Our push to reduce Leaky bucket got us close to 99.995% for the first time in March 2021. In April an incident put us back down and then in May we suffered an even more significant incident.
At this point, we realized that fixing even more Leaky buckets does not provide the most significant results and we fully refocused our efforts to reduce and mitigate incidents.
In June we celebrated a huge victory of reliability well over our monthly goal. This was in part a result of the refocus but, honestly, there was also a bit of luck.
“Luck is what happens when preparation meets opportunity.”
― Seneca
We had other incidents in July and August, but as you can see, these were significantly smaller – and going forward we were further able to reduce their occurrences as well as their impact.
To Five Nines or Not To Five Nines?
This process and feedback from our customers made us realize a few key things:
Five nines of reliability is not necessary for the level of the service such as OneLogin. Even our largest and/or most sensitive customers did not notice until service levels dropped below four nines.
To achieve this stable four nines, we need to target above four and a half nines – basically 99.995% should be our comfort level which we can keep even with small to medium scale issues.
That is why – even though we now liked the very ambitious goal of five nines – we have rather changed our goal to “Consistently and reliably achieve 99.995% of reliability” and reshuffled our investments to make sure we won’t suffer from incidents like that of May 2021.
Summary and Learnings
To fully realize the reliability improvements let’s put the year 2020 in same chart with 2021:
The ultimate goal may look unattainable at the beginning, but it can always be split into small, iterative steps. Do not get frustrated by the big goal, instead focus on the achievable smaller goals and the ultimate goal suddenly starts to be real.
Defining the metric was the basis and a turning point.
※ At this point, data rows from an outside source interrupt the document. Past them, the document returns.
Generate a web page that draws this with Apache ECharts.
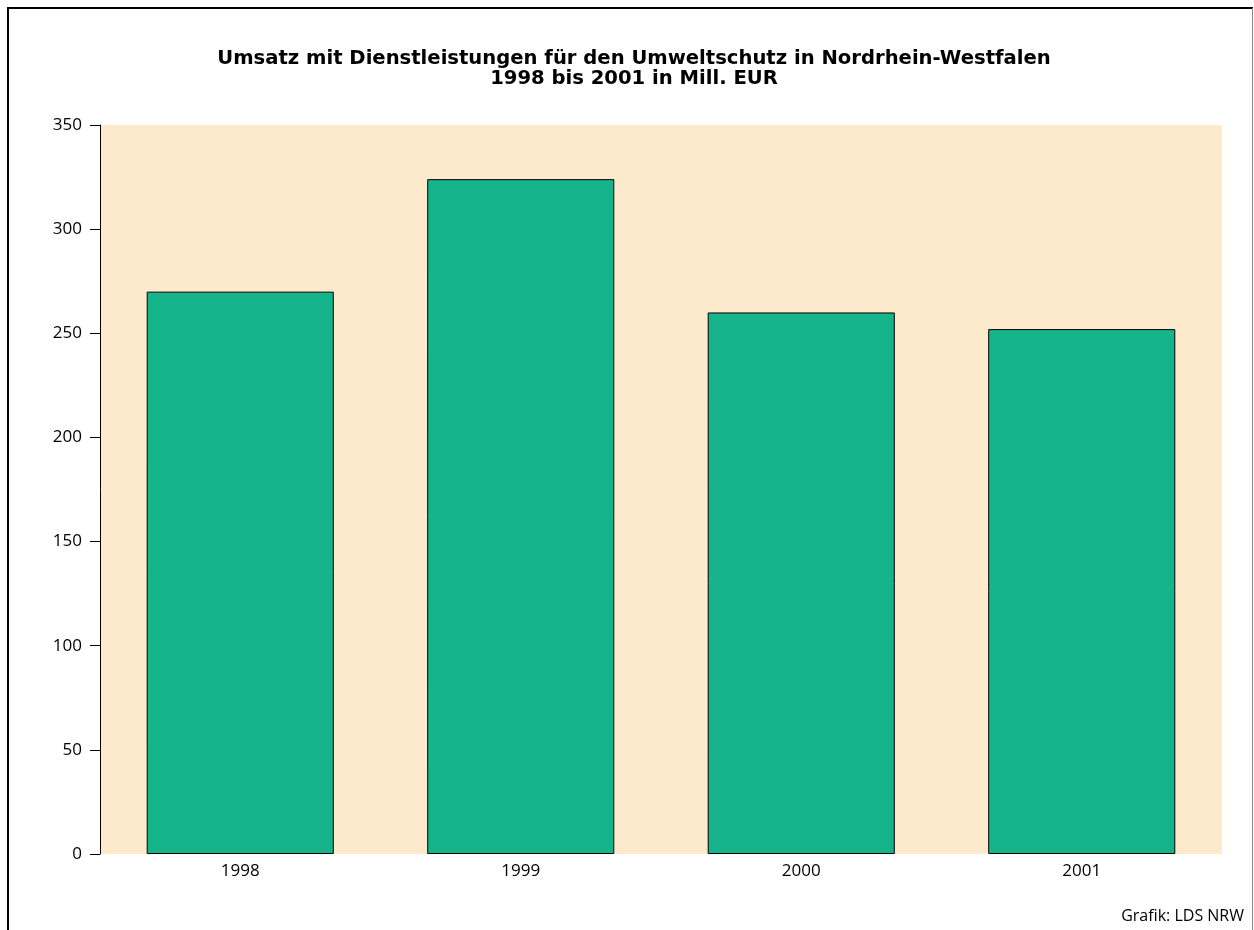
<!DOCTYPE html>
<html><head><meta charset="utf-8">
<script src="https://cdn.jsdelivr.net/npm/echarts@6/dist/echarts.min.js"></script>
<style>html,body{margin:0;padding:0;background:#fff}#c{width:1254px;height:930px}</style>
</head><body><div id="c"></div>
<script>
const categories = ['1998', '1999', '2000', '2001'];
const umsatz = [270, 324, 260, 252];
const yTicks = [0, 50, 100, 150, 200, 250, 300, 350];

const chart = echarts.init(document.getElementById('c'), null, {renderer: 'canvas'});
const font = '"Open Sans", "Noto Sans", sans-serif';
const titleFont = '"DejaVu Sans", "Open Sans", sans-serif';
chart.setOption({
  animation: false,
  backgroundColor: '#ffffff',
  title: {
    text: 'Umsatz mit Dienstleistungen für den Umweltschutz in Nordrhein-Westfalen\n1998 bis 2001 in Mill. EUR',
    left: 629, top: 44, textAlign: 'center',
    textStyle: {fontFamily: titleFont, fontWeight: 'bold', fontSize: 19.6, lineHeight: 20, color: '#000'}
  },
  grid: {left: 100, right: 32, top: 125, bottom: 76, show: true, backgroundColor: '#FDE9CC', borderWidth: 0},
  xAxis: {
    type: 'category', data: categories,
    axisLine: {show: false}, axisTick: {show: false},
    axisLabel: {fontFamily: font, fontSize: 17, color: '#000', margin: 9}
  },
  yAxis: {
    type: 'value', min: yTicks[0], max: yTicks[yTicks.length - 1], interval: 50,
    axisLine: {show: true, lineStyle: {color: '#000', width: 1}},
    axisTick: {show: true, length: 10, lineStyle: {color: '#000'}},
    splitLine: {show: false},
    axisLabel: {fontFamily: font, fontSize: 17, color: '#000', margin: 18}
  },
  series: [{
    type: 'bar', data: umsatz, barCategoryGap: '33.3%',
    itemStyle: {color: '#16B48A', borderColor: '#000', borderWidth: 1}
  }],
  graphic: [
    {type: 'line', shape: {x1: 8, y1: 8, x2: 1253, y2: 8}, style: {stroke: '#000', lineWidth: 2}},
    {type: 'line', shape: {x1: 8, y1: 7, x2: 8, y2: 930}, style: {stroke: '#000', lineWidth: 2}},
    {type: 'line', shape: {x1: 1252.5, y1: 8, x2: 1252.5, y2: 930}, style: {stroke: '#888', lineWidth: 1}},
    {type: 'text', right: 10, top: 908, style: {text: 'Grafik: LDS NRW', font: '16px ' + font, fill: '#000'}}
  ]
});
</script></body></html>
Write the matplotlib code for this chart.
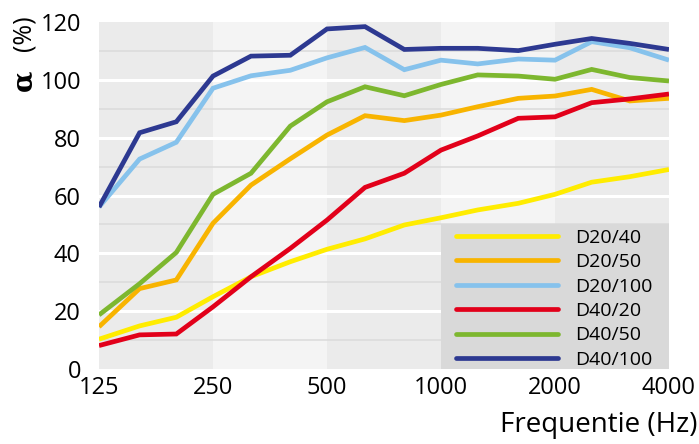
import numpy as np
import matplotlib
matplotlib.use("Agg")
import matplotlib.pyplot as plt
from matplotlib.patches import Rectangle
from matplotlib.ticker import FixedLocator, NullLocator

plt.rcParams['font.family'] = ['Open Sans', 'DejaVu Sans']

# third-octave band centre frequencies (Hz)
freqs = [125, 160, 200, 250, 315, 400, 500, 630, 800, 1000, 1250, 1600, 2000, 2500, 3150, 4000]

# absorption (%)
d20_40 = [10.3, 14.9, 17.9, 25.0, 31.9, 37.1, 41.4, 45.0, 49.8, 52.3, 55.0, 57.3, 60.4, 64.6, 66.5, 69.0]
d20_50 = [14.6, 27.8, 30.8, 50.4, 63.6, 72.7, 80.9, 87.6, 85.9, 87.8, 90.7, 93.6, 94.4, 96.7, 92.7, 93.6]
d20_100 = [56.0, 72.6, 78.4, 97.1, 101.4, 103.3, 107.6, 111.2, 103.5, 106.8, 105.5, 107.2, 106.8, 113.2, 111.1, 106.8]
d40_20 = [8.1, 11.8, 12.1, 21.5, 31.9, 41.7, 51.5, 62.8, 67.7, 75.7, 80.6, 86.7, 87.2, 92.1, 93.4, 95.1]
d40_50 = [18.7, 29.5, 40.3, 60.4, 67.7, 84.0, 92.4, 97.6, 94.5, 98.4, 101.7, 101.3, 100.2, 103.6, 100.8, 99.6]
d40_100 = [56.0, 81.7, 85.5, 101.3, 108.2, 108.5, 117.6, 118.4, 110.5, 110.9, 110.9, 110.1, 112.3, 114.3, 112.6, 110.5]

series = [
    ('D20/40', d20_40, '#ffec00'),
    ('D20/50', d20_50, '#f8b400'),
    ('D20/100', d20_100, '#86c2ec'),
    ('D40/20', d40_20, '#e2001a'),
    ('D40/50', d40_50, '#7db72f'),
    ('D40/100', d40_100, '#2d3991'),
]

xticks = [125, 250, 500, 1000, 2000, 4000]
yticks = [0, 20, 40, 60, 80, 100, 120]

fig = plt.figure(figsize=(6.99, 4.44), dpi=100)
ax = fig.add_axes([99/699, 1-369/444, 570/699, 347/444])

ax.set_xscale('log', base=2)
ax.set_xlim(125, 4000)
ax.set_ylim(0, 120)

# octave background bands
shades = ['#ebebeb', '#f4f4f4']
for i in range(len(xticks) - 1):
    ax.axvspan(xticks[i], xticks[i+1], color=shades[i % 2], lw=0, zorder=0)

# grid lines
for v in range(10, 120, 20):
    ax.axhline(v, color='#dcdcdc', lw=1.2, zorder=1)
for v in range(20, 120, 20):
    ax.axhline(v, color='white', lw=2.2, zorder=1)

for name, vals, col in series:
    ax.plot(freqs, vals, color=col, lw=3.4, label=name, zorder=3,
            solid_joinstyle='miter', solid_capstyle='butt')

# grey legend panel, 1000-4000 Hz, 0-50 %
ax.add_patch(Rectangle((1000, 0), 3000, 50, facecolor='#d9d9d9', lw=0, zorder=4))

ax.xaxis.set_major_locator(FixedLocator(xticks))
ax.xaxis.set_minor_locator(NullLocator())
ax.set_xticklabels([str(t) for t in xticks])
ax.set_yticks(yticks)
ax.tick_params(length=0, labelsize=17, pad=5)
ax.tick_params(axis='y', pad=13)
for s in ax.spines.values():
    s.set_visible(False)

leg = ax.legend(loc='upper left', bbox_to_anchor=(0.626, 0.0, 0.33, 0.404),
                mode='expand', fontsize=14, frameon=False,
                handlelength=5.25, handletextpad=0.9, labelspacing=0.33,
                borderaxespad=0, borderpad=0)
leg.set_zorder(5)
for h in leg.get_lines():
    h.set_linewidth(3.4)
    h.set_solid_capstyle('round')

fig.text(697/699, 1-425/444, 'Frequentie (Hz)', ha='right', va='center', fontsize=20)
fig.text(24/699, 1-80/444, 'α', rotation=90, ha='center', va='center',
         fontsize=20, fontweight='bold', family='DejaVu Serif')
fig.text(24/699, 1-33/444, '(%)', rotation=90, ha='center', va='center', fontsize=18)

fig.savefig('out.png', dpi=100)
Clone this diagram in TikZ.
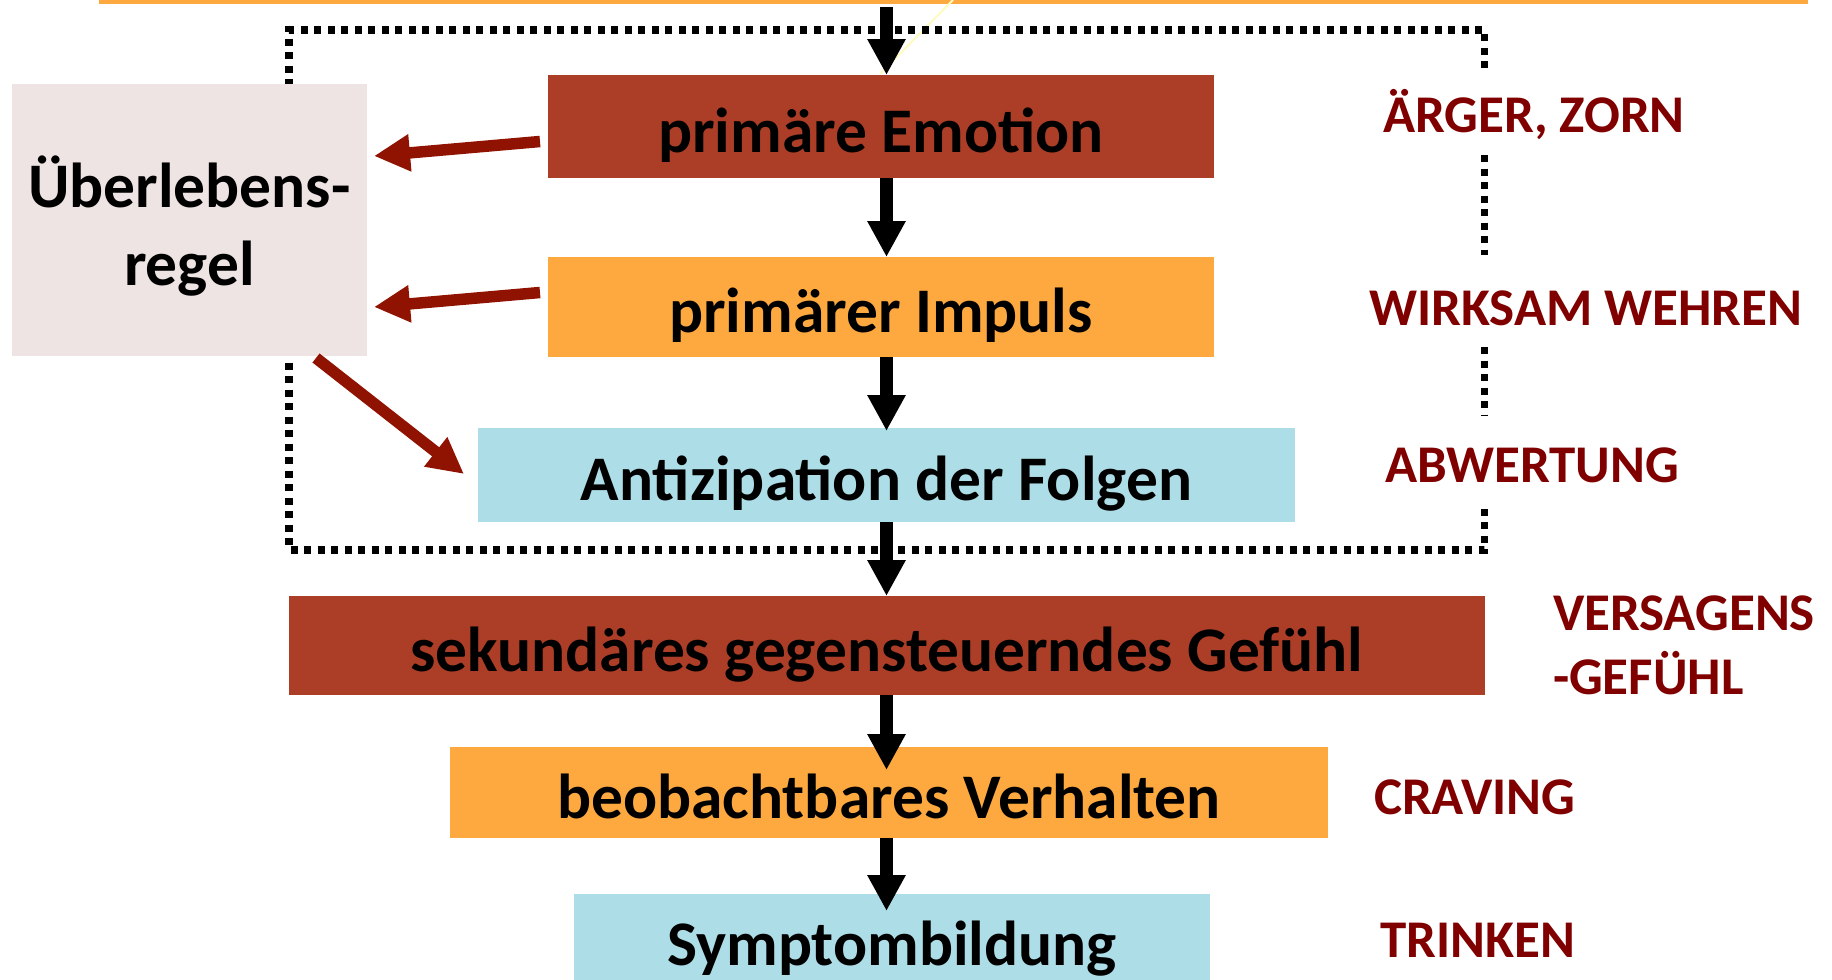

Our unified goal drove iterative process improvements like Error Budgets tooling, CAPA process, Red-Zone initiative, and our Hydra Infrastructure redesign which allowed our amazing team to have a dramatic impact resulting in world-class reliability.
Achieving each additional nine of reliability means that the system must be 10-times more resilient, reliable and generally better. This needs significant investment on a similar scale – if done well not necessarily 10x, but for sure some multiplier.
Realizing what is the right level of reliability for your service and being flexible enough to redefine your goal, instead of blindly chasing some high number that does not provide additional significant benefit for customers is the final learning on our path.
Our goal is to consistently achieve 99.995%, which essentially means zero impact to our end users. What’s your goal?